-- begin Source excerpt --
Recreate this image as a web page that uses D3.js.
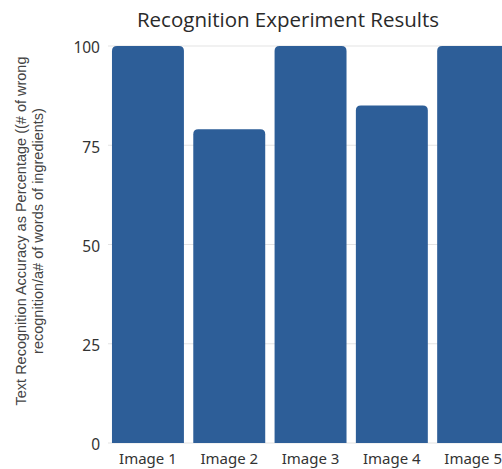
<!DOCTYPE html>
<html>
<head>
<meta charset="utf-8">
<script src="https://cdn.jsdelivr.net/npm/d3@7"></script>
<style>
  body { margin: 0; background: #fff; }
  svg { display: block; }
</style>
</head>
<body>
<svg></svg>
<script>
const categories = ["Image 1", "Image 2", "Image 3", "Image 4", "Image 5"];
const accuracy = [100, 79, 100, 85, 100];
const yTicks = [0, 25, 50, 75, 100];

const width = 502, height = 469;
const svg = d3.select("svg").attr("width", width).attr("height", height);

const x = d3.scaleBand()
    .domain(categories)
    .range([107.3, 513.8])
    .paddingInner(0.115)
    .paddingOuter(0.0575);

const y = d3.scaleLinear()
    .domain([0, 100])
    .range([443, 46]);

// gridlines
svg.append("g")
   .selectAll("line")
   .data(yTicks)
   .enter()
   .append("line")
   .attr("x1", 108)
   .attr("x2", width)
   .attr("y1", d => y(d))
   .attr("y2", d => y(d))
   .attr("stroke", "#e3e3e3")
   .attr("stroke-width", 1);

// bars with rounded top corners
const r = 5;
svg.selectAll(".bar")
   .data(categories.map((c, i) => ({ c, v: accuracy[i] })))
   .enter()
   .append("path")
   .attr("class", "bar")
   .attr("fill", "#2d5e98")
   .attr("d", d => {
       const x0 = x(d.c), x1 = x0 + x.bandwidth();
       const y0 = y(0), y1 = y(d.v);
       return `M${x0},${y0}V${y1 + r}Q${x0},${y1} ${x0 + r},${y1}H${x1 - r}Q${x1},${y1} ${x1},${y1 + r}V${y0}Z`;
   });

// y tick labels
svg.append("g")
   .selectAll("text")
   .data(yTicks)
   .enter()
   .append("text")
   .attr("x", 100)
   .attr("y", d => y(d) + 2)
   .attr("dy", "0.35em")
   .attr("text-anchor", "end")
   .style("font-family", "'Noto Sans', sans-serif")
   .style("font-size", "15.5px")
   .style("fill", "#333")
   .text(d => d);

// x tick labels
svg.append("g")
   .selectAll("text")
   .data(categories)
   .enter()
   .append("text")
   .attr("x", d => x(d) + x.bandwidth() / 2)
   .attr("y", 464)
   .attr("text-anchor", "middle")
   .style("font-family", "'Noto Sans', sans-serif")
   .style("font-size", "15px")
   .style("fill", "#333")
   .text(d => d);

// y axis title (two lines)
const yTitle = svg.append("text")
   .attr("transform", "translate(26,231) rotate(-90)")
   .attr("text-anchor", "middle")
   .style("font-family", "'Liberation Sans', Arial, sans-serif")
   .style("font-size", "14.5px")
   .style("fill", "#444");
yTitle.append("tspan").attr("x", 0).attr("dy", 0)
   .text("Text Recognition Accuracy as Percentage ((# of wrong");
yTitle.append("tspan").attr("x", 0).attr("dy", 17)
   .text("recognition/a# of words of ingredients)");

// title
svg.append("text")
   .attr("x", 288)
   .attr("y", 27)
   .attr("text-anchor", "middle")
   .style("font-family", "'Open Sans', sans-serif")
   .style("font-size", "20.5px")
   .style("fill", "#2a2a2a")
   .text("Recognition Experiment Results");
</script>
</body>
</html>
-- end Source excerpt --
(Goal of the exercise) Do not copy the pictures, but repeat every line exactly.

(Task result)
Recreate this image as a web page that uses D3.js.
<!DOCTYPE html>
<html>
<head>
<meta charset="utf-8">
<script src="https://cdn.jsdelivr.net/npm/d3@7"></script>
<style>
  body { margin: 0; background: #fff; }
  svg { display: block; }
</style>
</head>
<body>
<svg></svg>
<script>
const categories = ["Image 1", "Image 2", "Image 3", "Image 4", "Image 5"];
const accuracy = [100, 79, 100, 85, 100];
const yTicks = [0, 25, 50, 75, 100];

const width = 502, height = 469;
const svg = d3.select("svg").attr("width", width).attr("height", height);

const x = d3.scaleBand()
    .domain(categories)
    .range([107.3, 513.8])
    .paddingInner(0.115)
    .paddingOuter(0.0575);

const y = d3.scaleLinear()
    .domain([0, 100])
    .range([443, 46]);

// gridlines
svg.append("g")
   .selectAll("line")
   .data(yTicks)
   .enter()
   .append("line")
   .attr("x1", 108)
   .attr("x2", width)
   .attr("y1", d => y(d))
   .attr("y2", d => y(d))
   .attr("stroke", "#e3e3e3")
   .attr("stroke-width", 1);

// bars with rounded top corners
const r = 5;
svg.selectAll(".bar")
   .data(categories.map((c, i) => ({ c, v: accuracy[i] })))
   .enter()
   .append("path")
   .attr("class", "bar")
   .attr("fill", "#2d5e98")
   .attr("d", d => {
       const x0 = x(d.c), x1 = x0 + x.bandwidth();
       const y0 = y(0), y1 = y(d.v);
       return `M${x0},${y0}V${y1 + r}Q${x0},${y1} ${x0 + r},${y1}H${x1 - r}Q${x1},${y1} ${x1},${y1 + r}V${y0}Z`;
   });

// y tick labels
svg.append("g")
   .selectAll("text")
   .data(yTicks)
   .enter()
   .append("text")
   .attr("x", 100)
   .attr("y", d => y(d) + 2)
   .attr("dy", "0.35em")
   .attr("text-anchor", "end")
   .style("font-family", "'Noto Sans', sans-serif")
   .style("font-size", "15.5px")
   .style("fill", "#333")
   .text(d => d);

// x tick labels
svg.append("g")
   .selectAll("text")
   .data(categories)
   .enter()
   .append("text")
   .attr("x", d => x(d) + x.bandwidth() / 2)
   .attr("y", 464)
   .attr("text-anchor", "middle")
   .style("font-family", "'Noto Sans', sans-serif")
   .style("font-size", "15px")
   .style("fill", "#333")
   .text(d => d);

// y axis title (two lines)
const yTitle = svg.append("text")
   .attr("transform", "translate(26,231) rotate(-90)")
   .attr("text-anchor", "middle")
   .style("font-family", "'Liberation Sans', Arial, sans-serif")
   .style("font-size", "14.5px")
   .style("fill", "#444");
yTitle.append("tspan").attr("x", 0).attr("dy", 0)
   .text("Text Recognition Accuracy as Percentage ((# of wrong");
yTitle.append("tspan").attr("x", 0).attr("dy", 17)
   .text("recognition/a# of words of ingredients)");

// title
svg.append("text")
   .attr("x", 288)
   .attr("y", 27)
   .attr("text-anchor", "middle")
   .style("font-family", "'Open Sans', sans-serif")
   .style("font-size", "20.5px")
   .style("fill", "#2a2a2a")
   .text("Recognition Experiment Results");
</script>
</body>
</html>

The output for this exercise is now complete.